Jewish community leaders met Sunday morning with French President François Hollande, who promised to increase security around Jewish synagogues, schools and sites, while members of the Jewish community vowed to stand strong and proud.
“Everybody is asking for more security,” says Rabbi Chaim Shneur Nisenbaum of the school Complexe Scolaire Beth Haya Moushka in Paris. “In all the Jewish schools now, the parents are asking for more security because there is a risk. People won’t continue to send their children to the Jewish schools because they are afraid, so we have to give them assurances that everything will be all right—and we are doing that.”
On Monday, France dispatched more than 10,000 additional police and security personnel to Jewish school and other sensitive sites.
The meeting between communal leaders and the French president took place hours before the massive unity rally that saw more than 1.5 million people take to the streets of Paris, along with the leaders of some 40 other countries, including Israeli Prime Minister Benjamin Netanyahu, German Chancellor Angela Merkel and British Prime Minister David Cameron.
Similar rallies were held in other cities; estimates suggest that some 4 million people participated in such demonstrations across the country.
Nisenbaum notes that he and others attended the mass rally—believed to be the biggest such public display in France since World War II—to show that the terrorists weren’t just out to destroy the French ideal of “liberté, egalité, fraternité [liberty, equality, fraternity],” but also to destroy Jews and Jewish life itself.
A Show of Solidarity
For many Jews, even those who weren’t directly affected by the week’s events, this past Shabbat came with unique challenges.
On Saturday night, Rabbi Mendy Mergui of Chabad of Maisons Alfort in Creteil, France, hosted two survivors of the harrowing siege for a special Chassidic gathering, during which words of inspiration were interspersed with stirring Chassidic melodies. Most appropriately, the assembled sang the Chabad melody, “Padah Beshalom,” a song of thanksgiving sung to commemorate miraculous delivery from harm.
“This Shabbat was a very painful one,” recounts one woman associated with the Jewish school system in Paris. “At first, we heard the happy news that the terrorists,” including the two brothers who on Wednesday killed 12 people at the offices of Charlie Hebdo magazine, “were shot.

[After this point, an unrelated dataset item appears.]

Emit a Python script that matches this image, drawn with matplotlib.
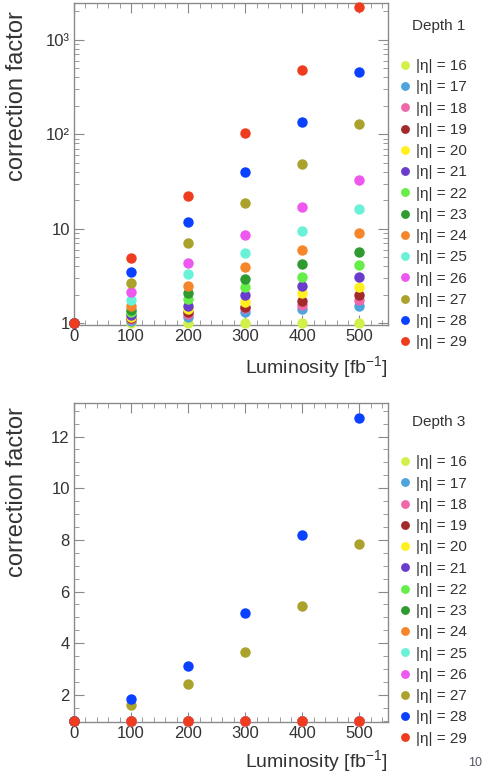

Shortly after that, we heard that a few of our brothers were taken as well. We are all bleeding for the families of the lives that were lost.”
“It is our family,” the woman went on to say. “We are all one family.”
And it is a family that, in some fashion, at least temporarily, appears to be gaining supporters.
Across the city and on social media, French citizens held banners and sent messages that read “Je Suis Juif” (“I Am Jewish”) and “Je Suis Cacher” (“I Am Kosher”). The wording echoes a similar campaign undertaken on Thursday after the slaughter of 12 people at the offices of Charlie Hebdo when people began posting messages that said “Je Suis Charlie” (“I Am Charlie”).
But will such solidarity last?
“We’ll have to see in the future how people think [about anti-Semitism],” sums up Nisenbaum. “The whole of Europe has a problem with such things, and they don’t know how to look at it …
“We have to tell them that these people are fighting against the values of the free world. They don’t want liberty or democracy, and they don’t like any differences. They want only what they want.”